Dennis wrote: The Chinese do have one big advantage. That is that their
culture values education highly. I would hope that is education for
education's sake, not just for the added income that it might produce.
However as they 'modernize' and 'Westernize', that may suffer just as it has
in the Western countries.
Ohiyo, Dennis.  My global Chinese friends (that is, Taiwan, Hong Kong,
Singapore) were definitely upbraided about their schooling as part and
parcel of their future income-earning potential, not how learned they were
to be.  In most cases, they had very little choice about their individual
careers.  They were to learn skills that would support the family
enterprise, directly or indirectly.  No fooling around "finding themselves".
That was the late 60s and early 70s.  Same with the Japanese I know today,
except in the case of Japanese women born above the working class.

It took me years to let go of my Pearl S. Buck impressions of China*, but
the aristocratic leisure class was probably the last to relish education for
education's sake.  In modern times it has become much more a tool of
survivability, as we see in current coastal China (as Keith was correct to
distinguish from inland China), but then again, they are very practical,
energetic and dynamic people.  Mao changed a lot more than politics, but not
those qualities.

However, one insults Asian sensibilities if slighting the intrinsic value
they place on education.  I suppose this distinction is about as palatable
as that of taking art classes to learn to paint versus taking art classes in
order to sell paintings.  At least they are studying art, and generally,
they are ahead of us on both.  - Karen Watters Cole
* In recent years, one of these old friends who lived and worked in SE Asia
for fifteen years until just recently, doing business for his US company all
over SE Asia and China, would reach a place in our conversations where he
had to tell me to "get those romantic old notions" of China out of my head.

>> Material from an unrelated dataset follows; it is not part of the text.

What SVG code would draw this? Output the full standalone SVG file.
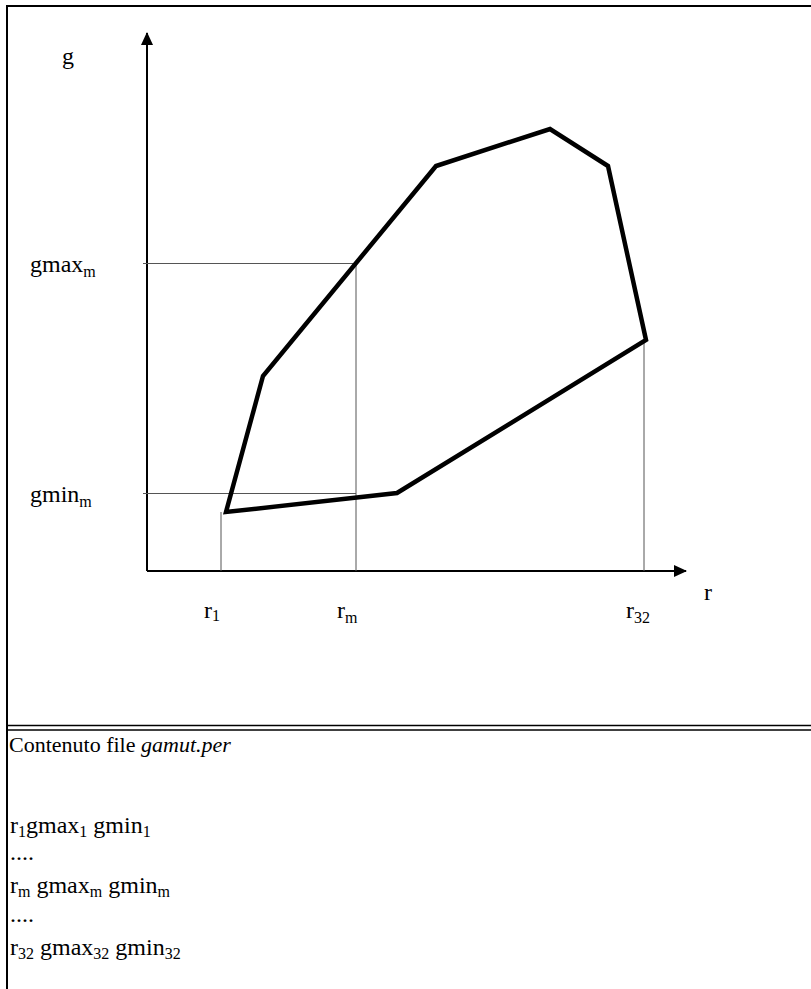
<svg xmlns="http://www.w3.org/2000/svg" width="811" height="989" viewBox="0 0 811 989">
<style>
text{font-family:"Liberation Serif","Times New Roman","DejaVu Serif",serif;fill:#000}
.lab{font-size:24px}
.sub{font-size:16px}
.grey{stroke:#555;stroke-width:1;fill:none}
.axis{stroke:#000;stroke-width:2;fill:none}
</style>
<defs>
<marker id="ah" markerWidth="13" markerHeight="12" refX="12" refY="6" orient="auto" markerUnits="userSpaceOnUse">
<path d="M0,0 L13,6 L0,12 Z" fill="#000"/>
</marker>
</defs>
<rect width="811" height="989" fill="#fff"/>
<g id="frame">
<path d="M7,989 V6 H811" fill="none" stroke="#000" stroke-width="2"/>
<line x1="7" y1="725.5" x2="811" y2="725.5" stroke="#000" stroke-width="1.5"/>
<line x1="7" y1="730" x2="811" y2="730" stroke="#000" stroke-width="1.5"/>
</g>
<g id="connectors">
<line class="axis" x1="147" y1="571" x2="147" y2="33" marker-end="url(#ah)"/>
<line class="axis" x1="147" y1="571" x2="686" y2="571" marker-end="url(#ah)"/>
<line class="grey" x1="143" y1="263.5" x2="356" y2="263.5"/>
<line class="grey" x1="143" y1="493.5" x2="356" y2="493.5"/>
<line class="grey" x1="221" y1="512" x2="221" y2="571"/>
<line class="grey" x1="356" y1="263" x2="356" y2="571"/>
<line class="grey" x1="644" y1="340" x2="644" y2="571"/>
</g>
<g id="gamut">
<polygon points="226,512 263,376 436,166 550,129 608,166 646,340 397,493" fill="none" stroke="#000" stroke-width="4.5" stroke-linejoin="miter"/>
</g>
<g id="labels">
<text class="lab" x="62" y="64">g</text>
<text class="lab" x="30" y="272">gmax<tspan class="sub" dy="5">m</tspan></text>
<text class="lab" x="30" y="502">gmin<tspan class="sub" dy="5">m</tspan></text>
<text class="lab" x="704" y="600">r</text>
<text class="lab" x="204" y="618">r<tspan class="sub" dy="3">1</tspan></text>
<text class="lab" x="337" y="618">r<tspan class="sub" dy="5">m</tspan></text>
<text class="lab" x="626" y="618">r<tspan class="sub" dy="5">32</tspan></text>
</g>
<g id="file">
<text x="9" y="752" font-size="22">Contenuto file</text>
<text x="141" y="752" font-size="22" font-style="italic">gamut.per</text>
<text class="lab" x="10" y="833">r<tspan class="sub" dy="4">1</tspan><tspan dy="-4">gmax</tspan><tspan class="sub" dy="4">1</tspan><tspan dy="-4"> gmin</tspan><tspan class="sub" dy="4">1</tspan></text>
<text class="lab" x="10" y="860">....</text>
<text class="lab" x="10" y="893">r<tspan class="sub" dy="4">m</tspan><tspan dy="-4"> gmax</tspan><tspan class="sub" dy="4">m</tspan><tspan dy="-4"> gmin</tspan><tspan class="sub" dy="4">m</tspan></text>
<text class="lab" x="10" y="922">....</text>
<text class="lab" x="10" y="955">r<tspan class="sub" dy="4">32</tspan><tspan dy="-4"> gmax</tspan><tspan class="sub" dy="4">32</tspan><tspan dy="-4"> gmin</tspan><tspan class="sub" dy="4">32</tspan></text>
</g>
</svg>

I thought I was current and appropriately curious but nothing beats being
there, coughing on the air pollution from old fashioned grilled food stalls
amidst towering skyscrapers, practicing traditional strict family rules
along with sexy western clothes, making critical international deals that
take years to finalize, negotiating ancient paths in modern shoes.  Speaking
as an American, China still thinks in timelines we have no patience for,
they have perspectives we don't have due to our relative youth.  If you know
something of the old paths, the new shoes will still get you there.  For too
many of us in the West, China might as well be the moon.